Hache observa el metro sesenta y cinco de su padre y el metro infinito de Aleix y siente un escalofrío de guardia civil en la rabadilla, que será el lugar donde se concentren la mayoría de las sensaciones de su adolescencia.

Entonces, aparece otro vehículo. Es un Seat 600 color azul fuerte conducido por una mujer que parece francesa. O suiza. Es rubia y delgada. Lleva a dos niños altos y rubios en la parte de atrás, que se bajan enseguida.

—¡Hola, Hache! —dice el rubio más alto.

Hache contempla el cuerpo de Luis, el único amigo que tiene en la clase B. Es otro hijo del 74 que ha aprovechado el verano para alargarse. Luis sin duda ha conquistado la barrera del metro ochenta. Le ha cambiado la voz y parece recién afeitado. Su hermano pequeño, Marc, tiene dos años menos, o sea, once, lleva un parche en el ojo y una mochila cuadrada y también parece haber aprovechado los desayunos de agosto mejor que Hache.

—¿Y quién es este? —pregunta Luis.
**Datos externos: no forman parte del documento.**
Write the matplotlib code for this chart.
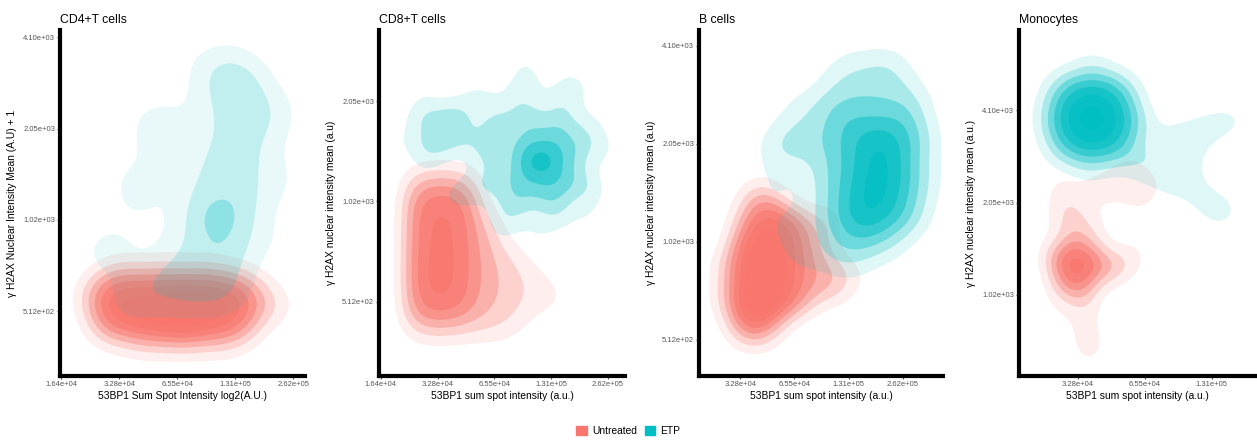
import numpy as np
import matplotlib.pyplot as plt
from matplotlib.patches import Patch

plt.rcParams['font.family'] = ['Liberation Sans', 'DejaVu Sans']

RED = '#F8766D'
TEAL = '#00BFC4'

titles = ['CD4+T cells', 'CD8+T cells', 'B cells', 'Monocytes']
xlabels = ['53BP1 Sum Spot Intensity log2(A.U.)',
           '53BP1 sum spot intensity (a.u.)',
           '53BP1 sum spot intensity (a.u.)',
           '53BP1 sum spot intensity (a.u.)']
ylabels = ['\u03b3 H2AX Nuclear Intensity Mean (A.U) + 1',
           '\u03b3 H2AX nuclear intensity mean (a.u)',
           '\u03b3 H2AX nuclear intensity mean (a.u)',
           '\u03b3 H2AX nuclear intensity mean (a.u.)']

# log2 tick positions
xticks = [[14, 15, 16, 17, 18], [14, 15, 16, 17, 18], [15, 16, 17, 18], [15, 16, 17]]
yticks = [[9, 10, 11, 12], [9, 10, 11], [9, 10, 11, 12], [10, 11, 12]]

# cell clusters, log2 units (x = 53BP1, y = gH2AX), w = weight
cd4_untreated_x = [14.76, 15.10, 15.45, 15.79, 16.14, 16.48, 16.83, 17.17,
                   14.76, 15.10, 15.45, 15.79, 16.14, 16.48, 16.83, 17.17,
                   14.76, 15.10, 15.45, 15.79, 16.14, 16.48, 16.83, 17.17,
                   17.52, 17.81, 14.47, 15.10, 15.79, 16.48, 15.45, 16.14, 16.83]
cd4_untreated_y = [9.27] * 8 + [9.05] * 8 + [8.84] * 8 + [9.11, 9.05, 9.16,
                                                          9.49, 9.49, 9.49, 8.62, 8.62, 8.62]
cd4_untreated_w = [1.0, 1.0, 1.0, 1.0, 1.0, 1.0, 1.0, 0.9,
                   1.0, 1.0, 1.0, 1.1, 1.15, 1.1, 1.0, 0.9,
                   0.9, 1.0, 1.1, 1.35, 1.35, 1.2, 1.0, 0.8,
                   0.6, 0.35, 0.4, 0.3, 0.3, 0.3, 0.3, 0.3, 0.3]
cd4_etp_x = [16.91, 17.34, 16.57, 17.09, 17.52, 16.48, 17.00, 17.34, 16.40, 16.91,
             17.26, 16.31, 16.66, 17.09, 16.14, 16.66, 17.09, 15.79, 16.31, 16.83,
             15.36, 15.88, 16.40, 16.91, 15.10, 15.53, 15.36, 14.93, 16.91, 17.86,
             14.67, 15.19, 15.70, 16.40, 16.60, 17.20, 17.80, 17.70, 15.80]
cd4_etp_y = [11.47, 11.36, 11.14, 11.09, 11.03, 10.76, 10.76, 10.65, 10.43, 10.37,
             10.26, 10.10, 10.01, 9.99, 9.71, 9.66, 9.66, 9.44, 9.38, 9.38,
             9.22, 9.16, 9.16, 9.16, 9.05, 10.98, 10.21, 9.66, 11.75, 10.43,
             9.66, 10.43, 11.14, 11.75, 11.55, 11.60, 11.20, 9.80, 10.70]
cd4_etp_w = [1.0, 1.0, 1.0, 1.0, 1.0, 1.0, 1.0, 1.0, 1.0, 1.0,
             1.0, 1.0, 2.0, 1.0, 1.0, 1.0, 1.0, 1.0, 1.0, 1.0,
             1.0, 1.0, 1.0, 1.0, 0.8, 0.9, 0.9, 0.9, 0.6, 0.8,
             0.8, 0.9, 0.8, 0.5, 0.9, 0.9, 0.7, 0.6, 0.8]

cd8_untreated_x = [14.61] * 6 + [14.93] * 6 + [15.25] * 6 + [15.56] * 6 + \
                  [15.91] * 4 + [16.26] * 3 + [16.61] * 2 + [16.96, 17.20]
cd8_untreated_y = [10.11, 9.86, 9.61, 9.36, 9.11, 8.86] * 4 + \
                  [9.71, 9.41, 9.11, 8.81, 9.41, 9.11, 8.81, 9.26, 8.96, 9.11, 9.00]
cd8_untreated_w = [0.85, 0.9, 0.9, 0.95, 0.95, 0.85,
                   0.95, 1.0, 1.0, 1.05, 1.05, 0.95,
                   0.95, 1.0, 1.0, 1.0, 1.0, 0.9,
                   0.75, 0.8, 0.8, 0.8, 0.8, 0.75,
                   0.65, 0.7, 0.7, 0.6, 0.55, 0.55, 0.5, 0.42, 0.4, 0.35, 0.25]
cd8_etp_x = [16.58, 16.96, 16.58, 16.96,
             16.09, 16.61, 17.14, 17.40, 17.35, 16.96, 16.44, 16.00, 15.95,
             15.74, 16.44, 17.23, 17.67, 17.70, 17.14, 16.26, 15.56, 15.53,
             14.77, 15.12, 14.86, 15.30, 16.61, 17.40, 17.93, 17.75, 16.79, 16.09,
             14.68, 15.56, 16.44, 14.42, 14.60, 15.21, 18.02]
cd8_etp_y = [10.51, 10.51, 10.31, 10.31,
             10.76, 10.81, 10.76, 10.51, 10.21, 10.06, 10.06, 10.21, 10.51,
             11.01, 11.06, 11.01, 10.71, 10.11, 9.89, 9.89, 10.11, 10.61,
             10.86, 10.66, 10.51, 10.86, 11.26, 11.21, 10.51, 9.76, 9.69, 9.71,
             11.26, 11.46, 11.53, 10.61, 10.16, 10.01, 11.11]
cd8_etp_w = [1.0, 1.0, 1.0, 1.0,
             0.8, 0.8, 0.8, 0.8, 0.8, 0.8, 0.8, 0.8, 0.8,
             0.5, 0.5, 0.5, 0.5, 0.5, 0.5, 0.5, 0.5, 0.5,
             0.7, 0.7, 0.65, 0.7, 0.35, 0.35, 0.35, 0.35, 0.35, 0.35,
             0.3, 0.3, 0.3, 0.3, 0.3, 0.3, 0.3]

b_untreated_x = [15.09, 15.42, 15.76, 15.09, 15.42, 15.76, 15.09, 15.42, 15.76, 15.09, 15.42, 15.76,
                 15.18, 15.52, 15.83, 15.28, 15.64, 15.37, 15.09, 15.42,
                 16.10, 16.10, 16.10, 16.44, 16.44, 16.77, 16.77, 17.06,
                 16.10, 16.47, 16.66, 15.09, 15.46, 14.72, 14.72]
b_untreated_y = [9.96, 9.96, 9.96, 9.76, 9.76, 9.76, 9.55, 9.55, 9.55, 9.35, 9.35, 9.35,
                 10.17, 10.17, 10.17, 10.37, 10.35, 10.53, 9.18, 9.20,
                 9.91, 9.66, 9.40, 9.81, 9.55, 9.71, 9.50, 9.63,
                 10.17, 10.07, 10.27, 9.04, 9.04, 9.73, 9.42]
b_untreated_w = [1.2, 1.2, 1.2, 1.2, 1.2, 1.2, 1.3, 1.2, 1.2, 1.3, 1.2, 1.1,
                 1.0, 1.0, 1.0, 0.8, 0.8, 0.5, 0.9, 0.9,
                 0.85, 0.85, 0.85, 0.7, 0.7, 0.5, 0.5, 0.35,
                 0.8, 0.6, 0.4, 0.5, 0.5, 0.5, 0.5]
b_etp_x = [17.49, 17.54, 17.49, 17.39,
           17.03, 17.95, 17.03, 17.95, 17.03, 17.91, 17.03, 17.85, 17.21,
           17.39, 18.13, 18.31, 18.31, 18.13, 16.66, 16.57, 16.57, 16.57, 16.75, 17.67,
           15.98,
           16.10, 15.64, 15.55, 15.74, 16.10, 17.03, 17.67, 16.84, 17.03, 17.76]
b_etp_y = [11.09, 10.83, 10.58, 10.32,
           11.24, 11.24, 10.94, 10.94, 10.63, 10.63, 10.32, 10.32, 10.07,
           11.50, 11.45, 11.04, 10.63, 10.27, 11.34, 10.99, 10.63, 10.27, 9.96, 10.01,
           11.01,
           11.34, 10.94, 10.53, 10.12, 9.81, 9.76, 11.70, 11.60, 11.81, 11.81]
b_etp_w = [1.5, 1.5, 1.5, 1.5,
           1.0, 1.0, 1.0, 1.0, 1.0, 1.0, 1.0, 1.0, 1.0,
           0.8, 0.8, 0.8, 0.8, 0.8, 0.8, 0.8, 0.8, 0.8, 0.8, 0.8,
           0.9,
           0.55, 0.55, 0.55, 0.55, 0.55, 0.55, 0.55, 0.55, 0.5, 0.5]

mono_untreated_x = [14.85, 15.12, 14.85, 15.12, 14.99,
                    15.33, 14.73, 14.99,
                    14.91, 14.91, 15.51, 15.10,
                    15.70, 14.73, 14.81, 15.25,
                    15.13, 15.15, 14.58, 15.90, 14.66, 14.61,
                    16.07, 15.85, 15.48, 14.51, 15.18, 15.70, 15.90, 15.25]
mono_untreated_y = [10.42, 10.42, 10.24, 10.24, 10.10,
                    10.35, 10.35, 10.59,
                    10.78, 10.97, 10.28, 9.93,
                    10.32, 10.04, 11.18, 10.75,
                    9.66, 9.48, 10.48, 10.48, 10.91, 9.72,
                    11.18, 11.29, 11.13, 11.24, 9.34, 11.35, 11.00, 11.20]
mono_untreated_w = [1.0, 1.0, 1.0, 1.0, 0.9,
                    0.7, 0.6, 0.7,
                    0.6, 0.5, 0.6, 0.6,
                    0.5, 0.45, 0.35, 0.4,
                    0.45, 0.35, 0.3, 0.35, 0.3, 0.25,
                    0.45, 0.42, 0.45, 0.2, 0.35, 0.4, 0.4, 0.4]
mono_etp_x = [14.70, 14.96, 15.21, 15.46, 15.72] * 5 + \
             [15.21, 15.93, 15.18, 14.51, 15.80,
              16.22, 16.30, 16.52, 16.75, 16.97, 17.19, 17.39,
              16.00, 16.22, 16.45, 16.52, 16.75, 16.94, 17.12, 17.21,
              16.75, 16.97]
mono_etp_y = [12.28] * 5 + [12.10] * 5 + [11.91] * 5 + [11.73] * 5 + [11.54] * 5 + \
             [12.52, 11.89, 11.33, 11.91, 11.45,
              11.46, 11.67, 11.73, 11.78, 11.83, 11.87, 11.90,
              11.35, 11.30, 11.27, 11.24, 11.11, 10.99, 10.91, 10.89,
              11.50, 11.45]
mono_etp_w = [0.45, 0.65, 0.7, 0.65, 0.45,
              0.65, 0.9, 0.95, 0.9, 0.65,
              0.7, 0.95, 1.0, 0.95, 0.7,
              0.65, 0.9, 0.95, 0.9, 0.65,
              0.45, 0.65, 0.7, 0.65, 0.45,
              0.4, 0.4, 0.35, 0.25, 0.3,
              0.3, 0.33, 0.33, 0.33, 0.33, 0.33, 0.3,
              0.33, 0.33, 0.33, 0.33, 0.33, 0.33, 0.33, 0.3,
              0.25, 0.2]

panels = [
    (cd4_untreated_x, cd4_untreated_y, cd4_untreated_w, cd4_etp_x, cd4_etp_y, cd4_etp_w),
    (cd8_untreated_x, cd8_untreated_y, cd8_untreated_w, cd8_etp_x, cd8_etp_y, cd8_etp_w),
    (b_untreated_x, b_untreated_y, b_untreated_w, b_etp_x, b_etp_y, b_etp_w),
    (mono_untreated_x, mono_untreated_y, mono_untreated_w, mono_etp_x, mono_etp_y, mono_etp_w),
]

# layout (pixels) and limits (log2)
left_px = [60, 379, 699, 1019]
right_px = [305, 625, 943, 1256]
xlims = [(13.98, 18.2), (13.97, 18.3), (14.24, 18.74), (14.12, 17.66)]
ylims = [(8.29, 12.08), (8.26, 11.71), (8.63, 12.16), (9.12, 12.87)]
# kernel bandwidths (untreated hx, hy, etp hx, hy)
bw = [(0.3, 0.2, 0.38, 0.24), (0.25, 0.2, 0.26, 0.15),
      (0.3, 0.16, 0.37, 0.2), (0.22, 0.16, 0.24, 0.17)]
# number of contour bands (untreated, etp) and alpha per band
nlev = [(8, 3), (6, 5), (8, 6), (6, 7)]
alpha_step = [(0.12, 0.085), (0.12, 0.12), (0.12, 0.12), (0.12, 0.12)]


def kde(xs, ys, ws, hx, hy, gx, gy):
    X, Y = np.meshgrid(gx, gy)
    Z = np.zeros_like(X)
    for x0, y0, w in zip(xs, ys, ws):
        Z += w * np.exp(-0.5 * ((X - x0) / hx) ** 2 - 0.5 * ((Y - y0) / hy) ** 2)
    return Z / (sum(ws) * 2 * np.pi * hx * hy)


W, H = 1257, 443
fig = plt.figure(figsize=(W / 100, H / 100), dpi=100)
top_px, bot_px = 30, 376

for i in range(4):
    ax = fig.add_axes([left_px[i] / W, 1 - bot_px / H,
                       (right_px[i] - left_px[i]) / W, (bot_px - top_px) / H])
    ux, uy, uw, ex, ey, ew = panels[i]
    gx = np.linspace(*xlims[i], 300)
    gy = np.linspace(*ylims[i], 300)
    Zu = kde(ux, uy, uw, bw[i][0], bw[i][1], gx, gy)
    Ze = kde(ex, ey, ew, bw[i][2], bw[i][3], gx, gy)
    for j, (Z, col) in enumerate([(Zu, RED), (Ze, TEAL)]):
        step = Z.max() / (nlev[i][j] + 0.3)
        for k in range(1, nlev[i][j] + 1):
            ax.contourf(gx, gy, Z, levels=[k * step, Z.max() * 2],
                        colors=[col], alpha=min(alpha_step[i][j] * k, 0.95),
                        antialiased=True)

    ax.set_xlim(*xlims[i])
    ax.set_ylim(*ylims[i])
    ax.set_xticks(xticks[i])
    ax.set_yticks(yticks[i])
    ax.set_xticklabels([f'{2.0 ** v:.2e}' for v in xticks[i]])
    ax.set_yticklabels([f'{2.0 ** v:.2e}' for v in yticks[i]])
    ax.tick_params(labelsize=5.5, labelcolor='#555555', length=2, width=0.8,
                   color='#555555', pad=1.5)
    for s in ['top', 'right']:
        ax.spines[s].set_visible(False)
    for s in ['left', 'bottom']:
        ax.spines[s].set_linewidth(3)
        ax.spines[s].set_color('black')
    ax.set_title(titles[i], loc='left', fontsize=8.8, pad=5)
    ax.set_xlabel(xlabels[i], fontsize=7.4, labelpad=2)
    ax.set_ylabel(ylabels[i], fontsize=7.4)
    ax.yaxis.set_label_coords(-43 / (right_px[i] - left_px[i]), 0.5)

handles = [Patch(color=RED, label='Untreated'), Patch(color=TEAL, label='ETP')]
fig.legend(handles=handles, loc='lower center', ncol=2, frameon=False,
           fontsize=7.4, handlelength=1.0, handleheight=1.0, handletextpad=0.5,
           columnspacing=0.8, bbox_to_anchor=(0.5, -0.005))

fig.savefig('out.png', dpi=100)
Y señala a Aleix despreocupadamente con la cabeza.

—Es uno que se ha caído del cielo —dice Hache.

—¡Exacto! —dice Aleix. Uno que se ha caído del espacio sideral.

Luis sonríe y Hache también, y Marc, el hermano pequeño, parece contrariado detrás de su parche gigante.

—Los tres miran a Aleix como si realmente fuese un marciano, algo que les pasará a infinidad de personas, miles de veces, a lo largo de los próximos años.